The story starts off with Jack Lemon as an obvious boozer who starts to date Lee Remicks “dozy lass” character. On the first date, he’s knocking back whiskey from a bottle in his coat pocket. She isn’t a drinker but he gets her on the booze with a chocolate cocktail. They marry, have a kid, and both sink a lot of booze. This leads to her burning down the apartment when drunk and him losing a series of jobs after getting the sack from his executive PR job. At this point I almost turned off. It appeared to me a run of the mill flawed morality tale about weak characters fucking up their lives. The bloke was obviously a controlling drunk to start with, she a weak willed dope that should have thought twice about him on the first date. But as I was halfway through, I continued. The film got slightly better before falling off a cliff into the realms where it was impossible to suspend disbelief. To engage in a film you have to accept what is occurring, essentially to believe and engage with the plot, even if it involves crap with aliens with pointy ears. At least temporally for the duration of the film. I could believe the point where Jack Lemon sees himself in the mirror, decides he’s a bum and rather than go into the bar he goes home and talks to his wife. I could believe it when they go and live with her Dad, go on the wagon and life looks up. I liked the bit where he walks into the kitchen and his father in law is having a beer, offers him one and he declines, instead going up to his wife to secretly get drunk. At this point the film was subtle in the points it was making and more effective for being so. He then ends up in a straight jacket in a looney bin, and a young Quincy (http://en.wikipedia.org/wiki/Quincy,_M.E.) from AA (http://www.alcoholics-anonymous.org.uk/) offers him help, which he takes. A looney bin? That happened quickly. Really? The drama fell off a cliff at that point. I accepted early doors that I was watching a propagandistic morality tale, but that for me this was the point where we found out the pointy eared alien was half human, begging the question how 2 species from 2 planets can mate, when we know that 2 species from the same planet cannot mate even if closely linked in an evolutionary sense. My belief could not be suspended and the film fell apart. Quincy saved it slightly as the AA guy, helping our main protagonist with a character that served to narrate the proceedings with his actions.

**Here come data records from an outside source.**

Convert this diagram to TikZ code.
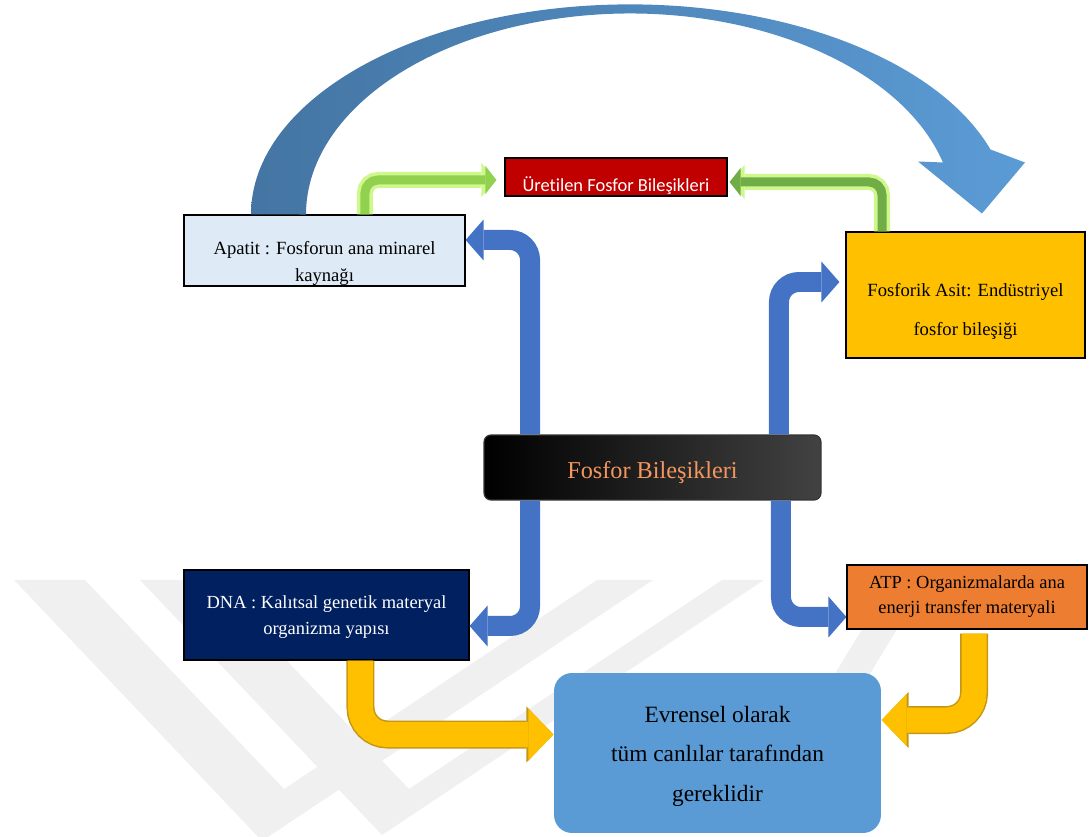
\documentclass[tikz,border=0pt]{standalone}
\usepackage{fontspec}
\setmainfont{Liberation Serif}
\newfontfamily\calibfont[Ligatures=NoCommon]{Carlito}
\usetikzlibrary{arrows.meta, calc}

\definecolor{apatitfill}{RGB}{222,235,247}
\definecolor{uretred}{RGB}{192,0,0}
\definecolor{fosyellow}{RGB}{255,192,0}
\definecolor{dnanavy}{RGB}{0,32,96}
\definecolor{atporange}{RGB}{237,125,49}
\definecolor{evrblue}{RGB}{91,155,213}
\definecolor{arrblue}{RGB}{68,114,196}
\definecolor{arcdark}{RGB}{68,117,163}
\definecolor{arclight}{RGB}{91,155,213}
\definecolor{ylwline}{RGB}{196,150,20}
\definecolor{grnglow}{RGB}{206,248,140}
\definecolor{grnlight}{RGB}{146,208,80}
\definecolor{grndark}{RGB}{112,173,71}
\definecolor{fbtext}{RGB}{245,150,95}
\definecolor{fbgray}{RGB}{66,66,66}
\definecolor{wmgray}{RGB}{240,240,240}

\tikzset{
  box/.style     = {draw, line width=0.7pt, rectangle, align=center, inner sep=0pt},
  wmark/.style   = {fill=wmgray},
  bluearr/.style = {draw=arrblue, line width=0.4cm, rounded corners=0.4cm,
                    -{Triangle[length=0.36cm, width=0.82cm, line width=0pt]}},
  ylwarr/.style  = {draw=fosyellow, line width=0.5cm, rounded corners=0.54cm,
                    -{Triangle[length=0.5cm, width=1.04cm, line width=0pt]},
                    preaction={draw=ylwline, line width=0.56cm,
                      -{Triangle[length=0.54cm, width=1.12cm, line width=0pt]}}},
  grnarr/.style  = {line width=0.18cm, rounded corners=0.26cm,
                    -{Triangle[length=0.22cm, width=0.56cm, line width=0pt]},
                    preaction={draw=grnglow, line width=0.32cm,
                      -{Triangle[length=0.3cm, width=0.68cm, line width=0pt]}}}
}

\begin{document}
\begin{tikzpicture}[x=0.02cm, y=-0.02cm]

  \useasboundingbox (0,0) rectangle (1089,837);

  % ── Watermark (faint chevrons) ────────────────────────────────────────────
  \begin{scope}
    \clip (0,578) rectangle (1089,837);
    \fill[wmark] (14,580) -- (85,580) -- (284,789) -- (597,580) -- (653,580)
                 -- (262,841) -- cycle;
    \fill[wmark] (140,580) -- (210,580) -- (409,789) -- (722,580) -- (764,580)
                 -- (382,835) -- cycle;
    \fill[wmark] (880,600) -- (915,600) -- (860,690) -- (825,690) -- cycle;
  \end{scope}

  % ── Boxes ─────────────────────────────────────────────────────────────────
  \node[box, fill=apatitfill, minimum width=5.62cm, minimum height=1.42cm,
        font=\fontsize{10.6}{15.9}\selectfont] (apatit) at (324.5,250.5)
        {\rule{0pt}{22.2pt}Apatit : Fosforun ana minarel\\ kaynağı};
  \node[box, fill=uretred, text=white, minimum width=4.44cm, minimum height=0.76cm,
        font=\calibfont\fontsize{10.5}{12}\selectfont] (uret) at (616,177)
        {\rule{0pt}{18pt}Üretilen Fosfor Bileşikleri};
  \node[box, fill=fosyellow, minimum width=4.78cm, minimum height=2.52cm,
        font=\fontsize{10.6}{22.1}\selectfont] (fosforik) at (965.5,295)
        {\rule{0pt}{26.6pt}Fosforik Asit: Endüstriyel\\ fosfor bileşiği};
  \node[box, draw=black!80, rounded corners=0.14cm, left color=black,
        middle color=black, right color=fbgray, text=fbtext,
        minimum width=6.74cm, minimum height=1.30cm,
        font=\fontsize{13.8}{16}\selectfont] (fb) at (652.5,467.5)
        {\rule{0pt}{15.9pt}Fosfor Bileşikleri};
  \node[box, fill=dnanavy, text=white, minimum width=5.70cm, minimum height=1.80cm,
        font=\fontsize{10.5}{15.3}\selectfont] (dna) at (326.5,615)
        {\rule{0pt}{9.6pt}DNA : Kalıtsal genetik materyal\\ organizma yapısı};
  \node[box, fill=atporange, minimum width=4.80cm, minimum height=1.28cm,
        font=\fontsize{10.5}{14.2}\selectfont] (atp) at (967,597)
        {ATP : Organizmalarda ana\\ enerji transfer materyali};
  \node[box, draw=none, fill=evrblue, rounded corners=0.36cm,
        minimum width=6.54cm, minimum height=3.20cm,
        font=\fontsize{13.3}{22.7}\selectfont] (evrensel) at (717.5,753)
        {\rule{0pt}{13.1pt}Evrensel olarak\\ tüm canlılar tarafından\\ gereklidir};

  % ── Big curved arrow (Apatit -> Fosforik) ─────────────────────────────────
  \shade[left color=arcdark, right color=arclight]
    ([xshift=-1.47cm]apatit.north)
      arc[start angle=180, end angle=342, x radius=379, y radius=210]
      -- ++(34.5,13) -- ++(-43,51) -- ++(-64,-52) -- ++(25,1)
      arc[start angle=345, end angle=180, x radius=324, y radius=201]
      -- cycle;

  % ── Green arrows to Üretilen ──────────────────────────────────────────────
  \draw[grnarr, draw=grnlight] ([xshift=0.81cm]apatit.north)
    |- ([xshift=-0.16cm, yshift=-0.06cm]uret.west);
  \draw[grnarr, draw=grndark] ([xshift=-1.67cm]fosforik.north)
    |- ([xshift=0.04cm, yshift=-0.1cm]uret.east);

  % ── Blue arrows out of Fosfor Bileşikleri ─────────────────────────────────
  \draw[bluearr] ([xshift=-2.45cm]fb.north) |- ([yshift=0.21cm]apatit.east);
  \draw[bluearr] ([xshift=2.53cm]fb.north)
    |- ([xshift=-0.12cm, yshift=0.26cm]fosforik.west);
  \draw[bluearr] ([xshift=-2.45cm]fb.south) |- ([yshift=-0.22cm]dna.east);
  \draw[bluearr] ([xshift=2.57cm]fb.south) |- ([yshift=-0.4cm]atp.west);

  % ── Yellow arrows into Evrensel ───────────────────────────────────────────
  \draw[ylwarr] ([xshift=0.68cm]dna.south) |- ([yshift=0.37cm]evrensel.west);
  \draw[ylwarr] ([xshift=0.14cm, yshift=-0.08cm]atp.south)
    |- ([yshift=0.66cm]evrensel.east);

\end{tikzpicture}
\end{document}
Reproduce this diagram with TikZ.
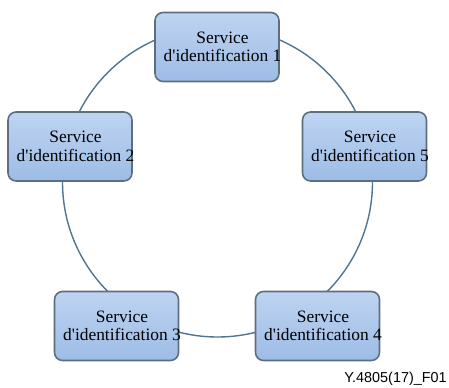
\documentclass[tikz,border=0pt]{standalone}
\usepackage{fontspec}
\setmainfont{Liberation Serif}
\newfontfamily\footfont{Liberation Sans}
\usepackage{xcolor}
\usetikzlibrary{positioning}

\definecolor{boxtop}{HTML}{BED4F1}
\definecolor{boxbot}{HTML}{9DBCE6}
\definecolor{boxline}{HTML}{5D6E7E}
\definecolor{ringline}{HTML}{4F7592}

\newcommand{\svcname}[1]{Service\\d\textquotesingle identification #1}

\tikzset{
  svcbox/.style={draw=boxline,line width=0.9pt,rounded corners=0.16cm,
    top color=boxtop,bottom color=boxbot,
    minimum width=2.48cm,minimum height=1.38cm,inner sep=0pt},
  svctext/.style={align=center,font=\fontsize{9.9}{10.6}\selectfont,xshift=0.11cm}
}

\begin{document}
\begin{tikzpicture}[x=0.02cm,y=0.02cm]
  \useasboundingbox (0,0) rectangle (449,388);
  % anneau
  \coordinate (ring) at (217.5,206);
  \draw[ringline,line width=0.8pt] (ring) circle[radius=155];
  % services
  \node[svcbox,label={[svctext]center:\svcname{1}}] (s1) at (217,341) {};
  \node[svcbox,label={[svctext]center:\svcname{2}}] (s2) at (70,241.5) {};
  \node[svcbox,label={[svctext]center:\svcname{3}}] (s3) at (116.5,62) {};
  \node[svcbox,label={[svctext]center:\svcname{4}}] (s4) at (317.5,62) {};
  \node[svcbox,label={[svctext]center:\svcname{5}}] (s5) at (364.5,241.5) {};
  % reference
  \node[anchor=base east,font=\footfont\fontsize{8.2}{9}\selectfont,inner sep=0pt] (ref) at (447,5) {Y.4805(17)\_F01};
\end{tikzpicture}
\end{document}
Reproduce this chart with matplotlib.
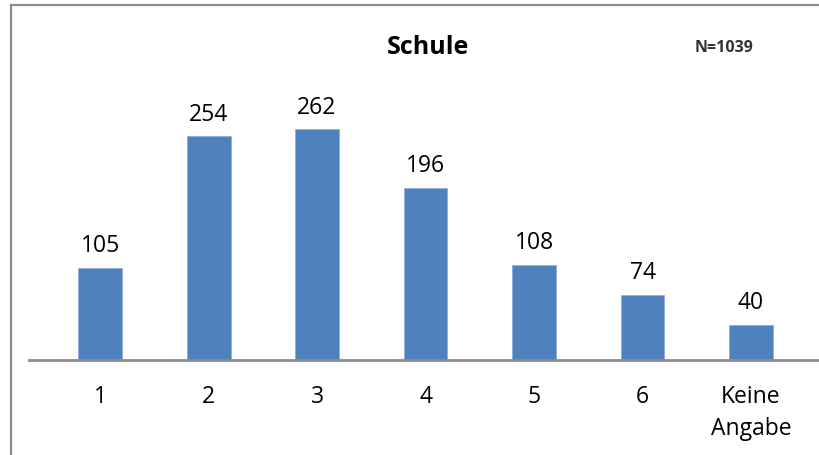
import matplotlib
matplotlib.use('Agg')
import matplotlib.pyplot as plt
from matplotlib.lines import Line2D

categories = ['1', '2', '3', '4', '5', '6', 'Keine\nAngabe']
values = [105, 254, 262, 196, 108, 74, 40]
title = 'Schule'
n_label = 'N=1039'

plt.rcParams['font.family'] = ['Open Sans', 'DejaVu Sans']

fig = plt.figure(figsize=(8.2, 4.55), dpi=100)
W, H = 820, 455

# chart frame: only top and left edges are visible in the original
fig.lines.append(Line2D([11 / W, 11 / W, 1.05], [-0.05, 1 - 5 / H, 1 - 5 / H],
                        transform=fig.transFigure, color='#8c8c8c', linewidth=1.6,
                        solid_capstyle='butt', solid_joinstyle='miter'))

ax = fig.add_axes([29 / W, (H - 360) / H, (W - 29) / W, 260 / H])
x = range(len(values))
ax.bar(x, values, width=0.405, color='#4f81bd', edgecolor='#8eaede', linewidth=0.6)
ax.set_xlim(-0.655, 6.636)
ax.set_ylim(0, 260 / 0.88)

for i, v in enumerate(values):
    ax.text(i, v + 11, str(v), ha='center', va='bottom', fontsize=16.5)

ax.set_xticks(list(x))
ax.set_xticklabels(categories, fontsize=16.5, linespacing=1.45, va='top')
ax.tick_params(axis='x', length=0, pad=18)
ax.set_yticks([])
for s in ['top', 'right', 'left']:
    ax.spines[s].set_visible(False)
ax.spines['bottom'].set_color('#8c8c8c')
ax.spines['bottom'].set_linewidth(2)

fig.text(428 / W, 1 - 47 / H, title, ha='center', va='center', fontsize=18, fontweight='bold')
fig.text(724 / W, 1 - 48 / H, n_label, ha='center', va='center', fontsize=11.5, fontweight='bold', color='#333333')

fig.savefig('out.png', dpi=100)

The films continued with the bloke joining AA and getting his life together, and the woman refusing AA and falling into a life of alcoholism and casual sex. He tries to help her but she doesn’t take it, misery ensues for all. In the closing scene we see the woman walking away past a neon “Bar” sign as the bloke look forlornly on. The misery of drink in case we’d missed the point. The only redeeming feature of the final act was the coy way the film dealt with the woman’s sexual promiscuity. Inferring it in the way films of that era did with anything sex related. It made me think of those Doris Day films where a married couple share a room but sleep in two separate single beds.

All in all, what did I think of the film? Absolute tosh. Complete crap. The pudding was over egged to the point of getting an omelette. Was I more informed about alcoholism? Not in any discernable sense. What did I learn from it? If you go on a date, and your date is swigging whisky from a bottle in the coat pocket, decline the second date even if the bird in question is Alesha Dixon (http://aleshadixon.net/blog/).

What did I drink when watching this tosh? Two 275ml bottles of Carlsberg Export. Figure the units yourself.